# Follow Up - Yankees Dialed Electro-chron



## martinus_scriblerus (Sep 29, 2008)

I was just fooling around on the internet and found out a little more about the Yankees dialed electro-chron that I posted a picture of a while back.

Check this out - this was given to Joe DiMaggio on the same day as the one I bought:










Now Joe DiMaggio is one of the most revered baseball players of all time, and Christie's sold this watch at auction earlier this year for $13,750.00. Here's the link:

http://www.christies.com/LotFinder/lot_det...e2-fc4d780538b0

Also interesting is the original triangular box. There was an electro-chron sold earlier this year on eBay in one of these boxes. While I did keep a copy of the auction, it isn't something I can post here as it is in MDI file format. I'd be glad to e-mail it though, to interested parties.

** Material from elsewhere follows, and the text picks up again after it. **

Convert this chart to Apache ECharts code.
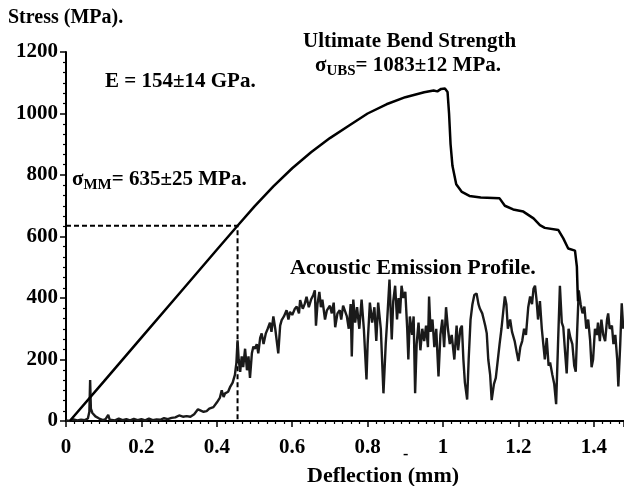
<!DOCTYPE html>
<html>
<head>
<meta charset="utf-8">
<script src="https://cdn.jsdelivr.net/npm/echarts@6/dist/echarts.min.js"></script>
<style>
html,body{margin:0;padding:0;background:#fff;}
#chart{width:624px;height:486px;}
</style>
</head>
<body>
<div id="chart"></div>
<script>
// ---- data ----
const xTicks = [0, 0.2, 0.4, 0.6, 0.8, 1, 1.2, 1.4];
const yTicks = [0, 200, 400, 600, 800, 1000, 1200];

const stressDeflection = [0.01, 0.1, 0.2, 0.3, 0.4, 0.455, 0.5, 0.55, 0.6, 0.65, 0.7, 0.75, 0.8, 0.85, 0.9, 0.95, 0.975, 0.985, 0.995, 1.005, 1.012, 1.016, 1.02, 1.025, 1.035, 1.05, 1.07, 1.1, 1.15, 1.164, 1.186, 1.213, 1.24, 1.257, 1.27, 1.306, 1.319, 1.332, 1.35, 1.355, 1.357, 1.358];
const stressValues    = [0, 128, 271, 414, 557, 635, 698, 763, 822, 874, 920, 960, 1000, 1030, 1053, 1069, 1075, 1072, 1080, 1081, 1070, 1000, 900, 830, 770, 745, 732, 727, 724, 700, 688, 681, 659, 637, 628, 621, 594, 561, 554, 502, 420, 390];

const aeDeflection = [0.000,0.010,0.020,0.030,0.040,0.050,0.058,0.062,0.064,0.066,0.070,0.078,0.088,0.098,0.105,0.112,0.116,0.13,0.14,0.15,0.16,0.17,0.18,0.19,0.20,0.21,0.22,0.23,0.24,0.25,0.26,0.27,0.28,0.29,0.30,0.31,0.32,0.33,0.34,0.35,0.355,0.365,0.373,0.38,0.391,0.40,0.408,0.413,0.418,0.422,0.43,0.435,0.442,0.448,0.452,0.455,0.458,0.462,0.466,0.470,0.475,0.48,0.484,0.488,0.493,0.497,0.501,0.506,0.51,0.515,0.519,0.524,0.53,0.535,0.541,0.545,0.55,0.555,0.559,0.563,0.568,0.572,0.578,0.585,0.59,0.594,0.6,0.607,0.612,0.618,0.621,0.628,0.633,0.638,0.644,0.65,0.656,0.66,0.663,0.667,0.672,0.676,0.68,0.687,0.692,0.70,0.705,0.71,0.714,0.72,0.726,0.73,0.735,0.74,0.745,0.75,0.755,0.758,0.762,0.767,0.772,0.778,0.784,0.79,0.797,0.80,0.806,0.812,0.818,0.823,0.828,0.835,0.842,0.848,0.852,0.858,0.864,0.868,0.873,0.878,0.882,0.886,0.89,0.895,0.9,0.905,0.908,0.912,0.918,0.922,0.926,0.93,0.935,0.94,0.945,0.95,0.955,0.96,0.963,0.967,0.972,0.977,0.982,0.988,0.993,0.998,1.003,1.008,1.013,1.018,1.023,1.03,1.036,1.04,1.046,1.05,1.054,1.058,1.064,1.068,1.073,1.078,1.083,1.089,1.094,1.098,1.104,1.108,1.112,1.116,1.12,1.125,1.129,1.135,1.14,1.145,1.15,1.155,1.16,1.164,1.168,1.172,1.178,1.183,1.19,1.196,1.2,1.205,1.21,1.215,1.22,1.226,1.231,1.236,1.24,1.244,1.248,1.252,1.257,1.262,1.266,1.27,1.275,1.28,1.284,1.29,1.295,1.30,1.305,1.31,1.315,1.319,1.324,1.328,1.333,1.338,1.343,1.348,1.352,1.356,1.36,1.365,1.37,1.375,1.38,1.385,1.39,1.394,1.398,1.403,1.408,1.411,1.416,1.42,1.425,1.43,1.435,1.438,1.442,1.448,1.452,1.457,1.462,1.465,1.47,1.474,1.478];
const aeValues = [2,0,5,2,4,3,8,30,133,40,26,15,8,3,6,20,4,2,8,3,6,2,7,3,6,2,8,3,5,4,9,6,10,12,18,14,16,14,22,38,42,30,32,40,45,60,75,100,78,90,95,110,125,150,190,262,200,160,210,175,235,165,210,140,220,242,235,250,220,270,285,250,285,300,320,290,340,300,296,220,310,328,340,360,330,355,345,365,372,350,393,365,380,404,370,395,410,425,310,380,420,370,395,330,360,375,350,385,305,350,360,330,375,380,340,300,380,210,395,320,370,300,395,300,135,250,385,320,370,260,385,300,90,250,330,460,265,390,440,330,400,350,440,400,420,300,200,340,280,340,90,250,320,230,300,260,310,240,405,290,330,240,300,145,280,330,240,370,300,250,280,200,310,230,300,310,200,125,70,200,330,380,410,415,380,365,350,330,310,285,200,150,68,120,140,135,250,300,360,405,380,300,330,290,260,220,195,240,260,300,280,370,405,380,430,440,395,330,390,300,250,200,270,180,190,150,120,55,250,440,320,305,220,155,300,270,250,180,160,300,425,380,350,372,300,330,265,175,200,300,280,320,260,330,280,260,330,350,300,310,250,280,200,112,250,383,300];

const mmDeflection = 0.455;
const mmStress = 635;

const FONT = '"Liberation Serif", "Times New Roman", serif';

const zip = (xs, ys) => xs.map((x, i) => [x, ys[i]]);

const chart = echarts.init(document.getElementById('chart'), null, {renderer: 'canvas'});
chart.setOption({
  animation: false,
  backgroundColor: '#fff',
  grid: {left: 66, right: 0, top: 52, bottom: 65, containLabel: false},
  xAxis: {
    type: 'value', min: 0, max: 1.48, interval: 0.2,
    axisLine: {show: true, lineStyle: {color: '#000', width: 2}},
    axisTick: {show: true, inside: false, length: 6, lineStyle: {color: '#000', width: 1.5}},
    minorTick: {show: true, splitNumber: 9, length: 3, lineStyle: {color: '#000', width: 1.2}},
    splitLine: {show: false},
    axisLabel: {
      color: '#000', fontFamily: FONT, fontWeight: 'bold', fontSize: 21, margin: 16,
      showMaxLabel: false,
      formatter: v => {
        const r = Math.round(v * 10) / 10;
        return xTicks.indexOf(r) >= 0 ? String(r) : '';
      }
    }
  },
  yAxis: {
    type: 'value', min: 0, max: 1200, interval: 200,
    axisLine: {show: true, lineStyle: {color: '#000', width: 2}},
    axisTick: {show: true, inside: false, length: 6, lineStyle: {color: '#000', width: 1.5}},
    minorTick: {show: true, splitNumber: 6, length: 3, lineStyle: {color: '#000', width: 1.2}},
    splitLine: {show: false},
    axisLabel: {
      color: '#000', fontFamily: FONT, fontWeight: 'bold', fontSize: 21, margin: 8,
      formatter: v => (yTicks.indexOf(v) >= 0 ? String(v) : '')
    }
  },
  series: [
    {
      type: 'line', name: 'dashed', showSymbol: false, silent: true,
      data: [[0, mmStress], [mmDeflection, mmStress], [mmDeflection, 0]],
      lineStyle: {color: '#000', width: 2, type: [5, 3]}, z: 1
    },
    {
      type: 'line', name: 'AE', showSymbol: false,
      data: zip(aeDeflection, aeValues),
      lineStyle: {color: '#1a1a1a', width: 2.4}, z: 2
    },
    {
      type: 'line', name: 'Stress', showSymbol: false,
      data: zip(stressDeflection, stressValues),
      lineStyle: {color: '#000', width: 2.5}, z: 3
    }
  ],
  graphic: [
    {type: 'text', left: 8, top: 8, style: {text: 'Stress (MPa).', font: 'bold 20px ' + FONT, fill: '#000'}},
    {type: 'text', left: 105, top: 71, style: {text: 'E = 154±14 GPa.', font: 'bold 21px ' + FONT, fill: '#000'}},
    {type: 'text', left: 72, top: 169, style: {
      text: '{a|σ}{b|MM}{c|= 635±25 MPa.}',
      rich: {
        a: {font: 'bold 21px ' + FONT, fill: '#000', lineHeight: 26},
        b: {font: 'bold 15px ' + FONT, fill: '#000', lineHeight: 12, verticalAlign: 'bottom'},
        c: {font: 'bold 21px ' + FONT, fill: '#000', lineHeight: 26}
      }
    }},
    {type: 'text', left: 303, top: 31, style: {text: 'Ultimate Bend Strength', font: 'bold 21px ' + FONT, fill: '#000'}},
    {type: 'text', left: 315, top: 55, style: {
      text: '{a|σ}{b|UBS}{c|= 1083±12 MPa.}',
      rich: {
        a: {font: 'bold 21px ' + FONT, fill: '#000', lineHeight: 26},
        b: {font: 'bold 15px ' + FONT, fill: '#000', lineHeight: 12, verticalAlign: 'bottom'},
        c: {font: 'bold 21px ' + FONT, fill: '#000', lineHeight: 26}
      }
    }},
    {type: 'text', left: 290, top: 257, style: {text: 'Acoustic Emission Profile.', font: 'bold 22px ' + FONT, fill: '#000'}},
    {type: 'text', left: 307, top: 465, style: {text: 'Deflection (mm)', font: 'bold 22px ' + FONT, fill: '#000'}},
    {type: 'text', left: 403, top: 447, style: {text: '-', font: 'bold 16px ' + FONT, fill: '#000'}}
  ]
});
</script>
</body>
</html>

I'm feeling good about my purchase of a similar watch for $150, but don't harbour any illusions that it is worth anywhere near what Joltin' Joe's watch is worth.


----------



## feenix (May 27, 2008)

Very interesting. Thanks for taking the time to post. Sounds like you got a good buy.


----------



## martinus_scriblerus (Sep 29, 2008)

Take a look at this on eBay:

item #110318254048

The very electro-chron that we were discussing. Being auctioned "live" with a starting price of $10,000.00

I bought one of the triangle boxes today on eBay for 20 bucks. Maybe I could add my Monty Stratton watch and ask 10 grand too!!!


----------



## mjolnir (Jan 3, 2006)

martinus_scriblerus said:


> Maybe I could add my Monty Stratton watch and ask 10 grand too!!!

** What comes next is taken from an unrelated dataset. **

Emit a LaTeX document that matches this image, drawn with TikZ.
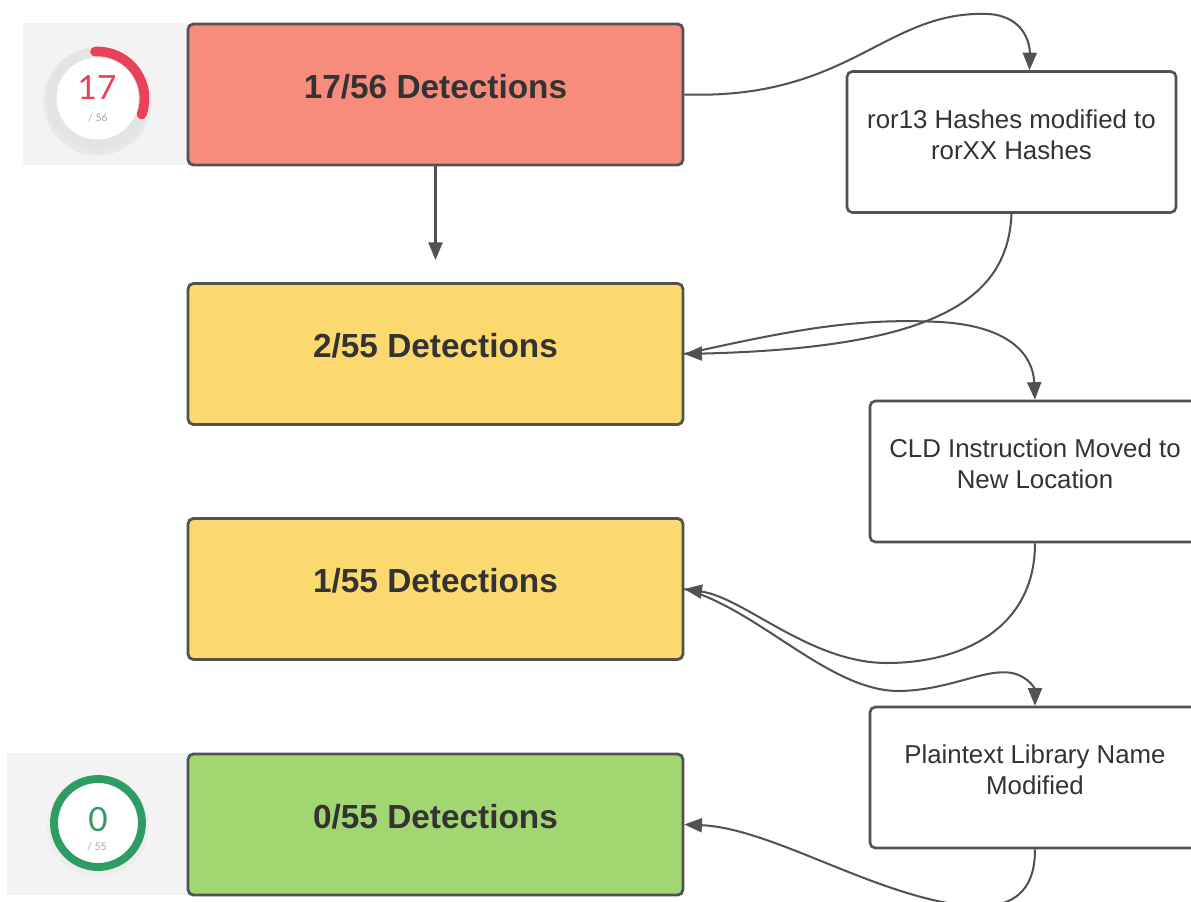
\documentclass[tikz,border=0pt]{standalone}
\usepackage{fontspec}
\setmainfont{Liberation Sans}
\newfontfamily\gaugefont{Lato}
\usetikzlibrary{arrows.meta}

\definecolor{detred}{HTML}{F88C7C}
\definecolor{detyellow}{HTML}{FCD96E}
\definecolor{detgreen}{HTML}{A2D672}
\definecolor{boxgray}{HTML}{525252}
\definecolor{txtgray}{HTML}{333333}
\definecolor{panelgray}{HTML}{F3F3F3}
\definecolor{ringgray}{HTML}{E4E4E4}
\definecolor{gaugered}{HTML}{E8415A}
\definecolor{gaugegreen}{HTML}{2E9D63}

\tikzset{
  detbox/.style={draw=boxgray, line width=1.6pt, rounded corners=3pt,
    minimum width=9.9cm, minimum height=2.82cm, text=txtgray, text depth=0.34cm,
    font=\fontsize{19}{23}\selectfont\bfseries},
  notebox/.style={draw=boxgray, line width=1.5pt, fill=white, rounded corners=3pt,
    minimum height=2.82cm, align=center, text=txtgray, text depth=0.3cm,
    font=\fontsize{14.7}{17.6}\selectfont},
  flow/.style={draw=boxgray, line width=1.15pt, -{Triangle[length=10pt,width=8pt]}}
}

\begin{document}
\begin{tikzpicture}[x=0.02cm, y=-0.02cm]
                \useasboundingbox (0,0) rectangle (1191,902);
                \fill[white] (0,0) rectangle (1191,902);

                % gauges
                \fill[panelgray] (23,23) rectangle (188,165);
                \fill[panelgray] (7,753) rectangle (188,895);
                \coordinate (gauge17) at (97.5,98.5);
                \coordinate (gauge0) at (98,823);
                \fill[black!9] ([yshift=-0.06cm]gauge17) circle (1.08cm);
                \fill[ringgray] (gauge17) circle (1.03cm);
                \fill[white] (gauge17) circle (0.82cm);
                \draw[gaugered, line width=5.5pt, line cap=round] ([shift={(93:0.94cm)}]gauge17) arc[start angle=93, end angle=-20, radius=0.94cm];
                \node[text=gaugered, font=\gaugefont\fontsize{19}{19}\selectfont] (num17) at (97,88) {17};
                \node[text=black!35, font=\gaugefont\fontsize{6}{6}\selectfont] (of56) at (98,118) {/ 56};
                \fill[black!7] ([yshift=-0.06cm]gauge0) circle (1.02cm);
                \draw[gaugegreen, line width=4.5pt, fill=white] (gauge0) circle (0.88cm);
                \node[text=gaugegreen, font=\gaugefont\fontsize{19}{19}\selectfont] (num0) at (98,820) {0};
                \node[text=black!35, font=\gaugefont\fontsize{6}{6}\selectfont] (of55) at (97,847) {/ 55};

                % boxes
                \node[detbox, fill=detred] (det17) at (435.5,94.5) {17/56 Detections};
                \node[detbox, fill=detyellow] (det2) at (435.5,354) {2/55 Detections};
                \node[detbox, fill=detyellow] (det1) at (435.5,589) {1/55 Detections};
                \node[detbox, fill=detgreen] (det0) at (435.5,824.5) {0/55 Detections};
                \node[notebox, minimum width=6.58cm] (hash) at (1011.5,142) {ror13 Hashes modified to\\rorXX Hashes};
                \node[notebox, minimum width=6.6cm] (cld) at (1035,471.5) {CLD Instruction Moved to\\New Location};
                \node[notebox, minimum width=6.6cm] (plain) at (1035,777.5) {Plaintext Library Name\\Modified};

                % connectors
                \coordinate (stop17) at (435.5,260);
                \draw[flow] (det17.south) -- (stop17);
                \draw[flow] (det17.east) .. controls (850,100) and (885,10) .. (988,14) .. controls (1025,16) and (1030,45) .. ([xshift=0.36cm]hash.north);
                \draw[flow] (hash.south) .. controls (1008,300) and (935,348) .. (det2.east);
                \draw[flow] (det2.east) .. controls (800,328) and (860,318) .. (940,322) .. controls (1010,326) and (1033,355) .. (cld.north);
                \draw[flow] (cld.south) .. controls (1035,630) and (960,663) .. (887,663) .. controls (810,663) and (745,598) .. (det1.east);
                \draw[flow] (det1.east) .. controls (760,610) and (830,692) .. (900,691) .. controls (950,690) and (985,668) .. (1012,673) .. controls (1030,677) and (1035,690) .. (plain.north);
                \draw[flow] (plain.south) .. controls (1035,890) and (1015,912) .. (960,905) .. controls (870,893) and (770,828) .. (det0.east);
            \end{tikzpicture}
\end{document}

I'm sure it's very tempting. Obviously a person of your high moral standards would never stoop to such a thing... would you? :huh:


----------



## dombox40 (Oct 20, 2008)

martinus_scriblerus said:


> I was just fooling around on the internet and found out a little more about the Yankees dialed electro-chron that I posted a picture of a while back.
> 
> Check this out - this was given to Joe DiMaggio on the same day as the one I bought:
> 
> ...


Hi martinus thats a very interesting and well researched story I was lucky enough to pick one of those up a couple of weeks ago for $160 and a non runner at that. Anyway it off to the guru (paul) for a service cant wait to get it back keep you posted


----------



## Guest (Dec 1, 2008)

mjolnir said:


> martinus_scriblerus said:
> 
> 
> > Maybe I could add my Monty Stratton watch and ask 10 grand too!!!
> ...


A years salary Rob


----------



## dombox40 (Oct 20, 2008)

martinus_scriblerus said:


> Take a look at this on eBay:
> 
> item #110318254048
> 
> ...


Hi there I see in their description they have the movement down as tuning fork you think they would get that right for $10000 + still if you did not like it you could send it back under the trade description act


----------



## Silver Hawk (Dec 2, 2003)

martinus_scriblerus said:


> Take a look at this on eBay:
> 
> item #110318254048
> 
> ...


So Dave...is the seller the guy who won it at the Christies Auction? :huh:

If so, I wonder if he's a Credit Crunch Casualty? The US guy that sold me his busted Longines Ultra-Quartz is now auctioning his rare, working Ultra-Quartz due to the Credit Crunch...we're living through difficult times....MarkF was right 

Sadly, I wont be bidding on this one  I wonder if it needs a service...  :tongue2:


----------



## martinus_scriblerus (Sep 29, 2008)

This time through (Dec. 11, 2008) the watch sold for $11,500 + a 22.5% buyers premium for a total of $14,087.50. I guess after paying the auctioneer he took it on the chin.


----------